According to her, vote-buying is promoting corruption in the country especially in the political space.
“A number of political actors seeking political office, buy their way through to office, and then tend to recoup their investments through corrupt deals that deprive the nation of the necessary infrastructure investments especially those living in rural communities” she said.
She noted that the poverty levels in the rural areas has made inhabitants susceptible to accepting cash and other items to vote for politicians adding that “these corrupt practices tend to worsen the poverty levels of the voters especially those in rural communities. Therefore, there is the need to stop the phenomenon before it gets out of hand”.
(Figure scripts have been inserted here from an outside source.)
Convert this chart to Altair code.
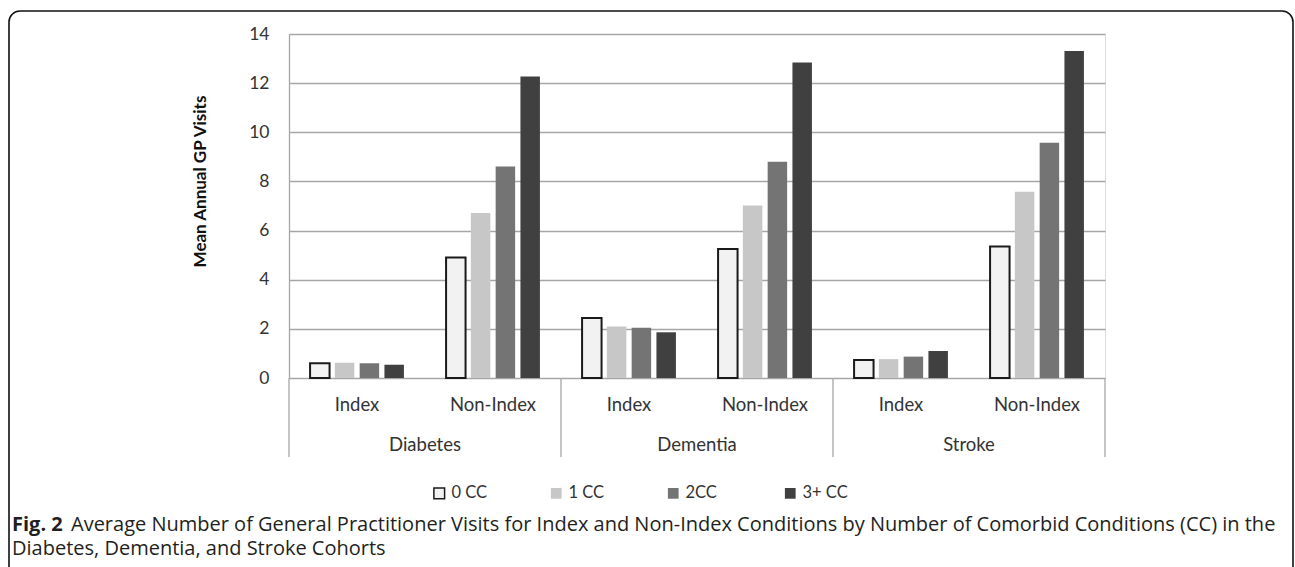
import altair as alt
import pandas as pd

# Categories
cohorts = ["Diabetes", "Dementia", "Stroke"]
visit_types = ["Index", "Non-Index"]
cc_levels = ["0 CC", "1 CC", "2CC", "3+ CC"]

# Mean annual GP visits, one value per comorbidity level (0, 1, 2, 3+)
diabetes_index = [0.60, 0.62, 0.60, 0.54]
diabetes_nonindex = [4.90, 6.72, 8.61, 12.27]
dementia_index = [2.44, 2.10, 2.04, 1.86]
dementia_nonindex = [5.25, 7.02, 8.80, 12.84]
stroke_index = [0.73, 0.77, 0.87, 1.10]
stroke_nonindex = [5.35, 7.58, 9.57, 13.31]

y_ticks = [0, 2, 4, 6, 8, 10, 12, 14]

caption_bold = "Fig. 2"
caption_line1 = ("Average Number of General Practitioner Visits for Index and Non-Index "
                 "Conditions by Number of Comorbid Conditions (CC) in the")
caption_line2 = "Diabetes, Dementia, and Stroke Cohorts"

bar_fills = ["#f2f2f2", "#c6c7c6", "#747474", "#404040"]
bar_strokes = ["#1a1a1a", "transparent", "transparent", "transparent"]
grid_gray = "#a6a6a6"
text_color = "#333333"
chart_font = "Lato"
caption_font = "Open Sans"

series = {
    ("Diabetes", "Index"): diabetes_index,
    ("Diabetes", "Non-Index"): diabetes_nonindex,
    ("Dementia", "Index"): dementia_index,
    ("Dementia", "Non-Index"): dementia_nonindex,
    ("Stroke", "Index"): stroke_index,
    ("Stroke", "Non-Index"): stroke_nonindex,
}

group_order = [f"{c}|{t}" for c in cohorts for t in visit_types]

rows = []
for (cohort, vtype), vals in series.items():
    for cc, v in zip(cc_levels, vals):
        rows.append({"group": f"{cohort}|{vtype}", "cohort": cohort,
                     "type": vtype, "cc": cc, "visits": v})
bars_df = pd.DataFrame(rows)

sub_labels = pd.DataFrame([{"group": f"{c}|{t}", "type": t}
                           for c in cohorts for t in visit_types])
cohort_labels = pd.DataFrame([{"group": f"{c}|Non-Index", "cohort": c} for c in cohorts])
left_edges = pd.DataFrame([{"group": f"{c}|Index"} for c in cohorts])
right_edge = pd.DataFrame([{"group": f"{cohorts[-1]}|Non-Index"}])

PLOT_W, PLOT_H = 816, 344
PAD = {"left": 289, "top": 34, "right": 1295 - 289 - PLOT_W, "bottom": 567 - 34 - PLOT_H}

x_scale = alt.Scale(domain=group_order, paddingInner=0, paddingOuter=0)


def xenc(band_pos=None, axis=None):
    kw = {}
    if band_pos is not None:
        kw["bandPosition"] = band_pos
    return alt.X("group:N", sort=group_order, scale=x_scale, axis=axis, **kw)


legend = alt.Legend(
    orient="none", legendX=142, legendY=451, direction="horizontal", columns=4,
    gridAlign="all", columnPadding=50, symbolType="square", symbolSize=115,
    symbolStrokeWidth=1.5, labelFontSize=16.5, labelFont=chart_font,
    labelColor=text_color, labelOffset=4, title=None, padding=0,
)

bars = alt.Chart(bars_df).mark_bar(strokeWidth=2).encode(
    x=xenc(axis=alt.Axis(labels=False, ticks=False, title=None, grid=False,
                         domainColor=grid_gray, domainWidth=1.3)),
    xOffset=alt.XOffset("cc:N", sort=cc_levels,
                        scale=alt.Scale(paddingInner=0.214, paddingOuter=0.85)),
    y=alt.Y("visits:Q", scale=alt.Scale(domain=[0, 14]),
            axis=alt.Axis(values=y_ticks, title="Mean Annual GP Visits",
                          ticks=False, labelPadding=20, labelFontSize=17.5,
                          labelFont=chart_font, labelColor=text_color,
                          domainColor=grid_gray, domainWidth=1.3,
                          gridColor=grid_gray, gridWidth=1.3,
                          titleFont=chart_font, titleFontSize=17,
                          titleFontWeight="bold", titleColor="#111111",
                          titlePadding=39, titleY=147)),
    fill=alt.Fill("cc:N", sort=cc_levels,
                  scale=alt.Scale(domain=cc_levels, range=bar_fills), legend=legend),
    stroke=alt.Stroke("cc:N", sort=cc_levels,
                      scale=alt.Scale(domain=cc_levels, range=bar_strokes), legend=legend),
)

sub_text = alt.Chart(sub_labels).mark_text(
    font=chart_font, fontSize=18.5, color=text_color, baseline="middle"
).encode(x=xenc(), y=alt.value(371), text="type:N")

cohort_text = alt.Chart(cohort_labels).mark_text(
    font=chart_font, fontSize=18.5, color=text_color, baseline="middle"
).encode(x=xenc(band_pos=0), y=alt.value(411), text="cohort:N")

sep_left = alt.Chart(left_edges).mark_rule(color=grid_gray, strokeWidth=1.3).encode(
    x=xenc(band_pos=0), y=alt.value(344), y2=alt.value(423))
sep_right = alt.Chart(right_edge).mark_rule(color=grid_gray, strokeWidth=1.3).encode(
    x=xenc(band_pos=1), y=alt.value(344), y2=alt.value(423))

# Frame around the figure (open at the bottom edge of the page)
frame = alt.Chart(alt.Data(values=[{}])).mark_rect(
    fill=None, stroke="#111111", strokeWidth=1.6, cornerRadius=11
).encode(x=alt.value(9 - 289), x2=alt.value(1293 - 289),
         y=alt.value(11 - 34), y2=alt.value(640))

cap_bold = alt.Chart(alt.Data(values=[{"t": caption_bold}])).mark_text(
    font=caption_font, fontSize=20, fontWeight="bold", color="#231f20",
    align="left", baseline="alphabetic"
).encode(x=alt.value(12 - 289), y=alt.value(531 - 34), text="t:N")

cap_l1 = alt.Chart(alt.Data(values=[{"t": caption_line1}])).mark_text(
    font=caption_font, fontSize=20, color="#231f20",
    align="left", baseline="alphabetic"
).encode(x=alt.value(71 - 289), y=alt.value(531 - 34), text="t:N")

cap_l2 = alt.Chart(alt.Data(values=[{"t": caption_line2}])).mark_text(
    font=caption_font, fontSize=20, color="#231f20",
    align="left", baseline="alphabetic"
).encode(x=alt.value(12 - 289), y=alt.value(555 - 34), text="t:N")

chart = alt.layer(
    bars, sub_text, cohort_text, sep_left, sep_right, frame, cap_bold, cap_l1, cap_l2
).properties(
    width=PLOT_W, height=PLOT_H, padding=PAD,
    autosize=alt.AutoSizeParams(type="none"),
).configure_view(stroke=None).configure(background="white")

chart.save("out.html", embed_options={"renderer": "svg", "actions": False})
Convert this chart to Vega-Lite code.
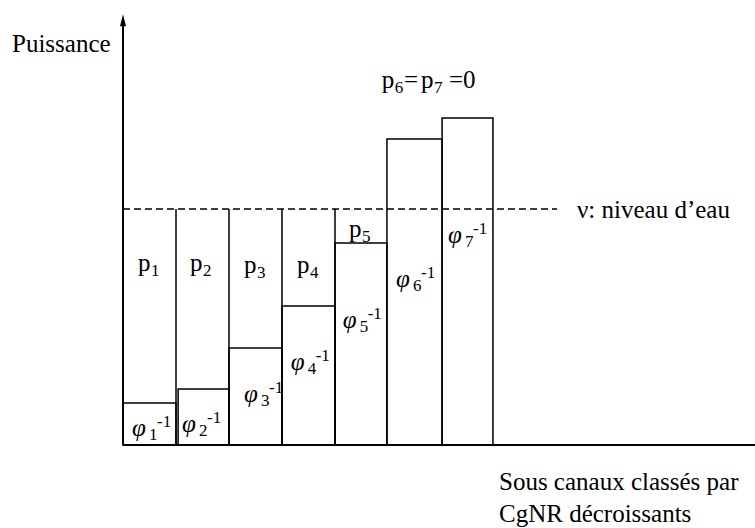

Ms. Kwashie explained that “over the years, we have only confined the subject of vote buying to lip service and this is gradually eating away our society’s moral principles. Now is the time to move the talk to another level with such an advocacy video that brings home the real situation confronting the country”.
A social media hashtag #SayNoToVoteBuying has been created to raise awareness among the Ghanaian populace.
The group says it was seeking financial support to be able to send its message to rural areas and others not on social media, through dance drama sessions.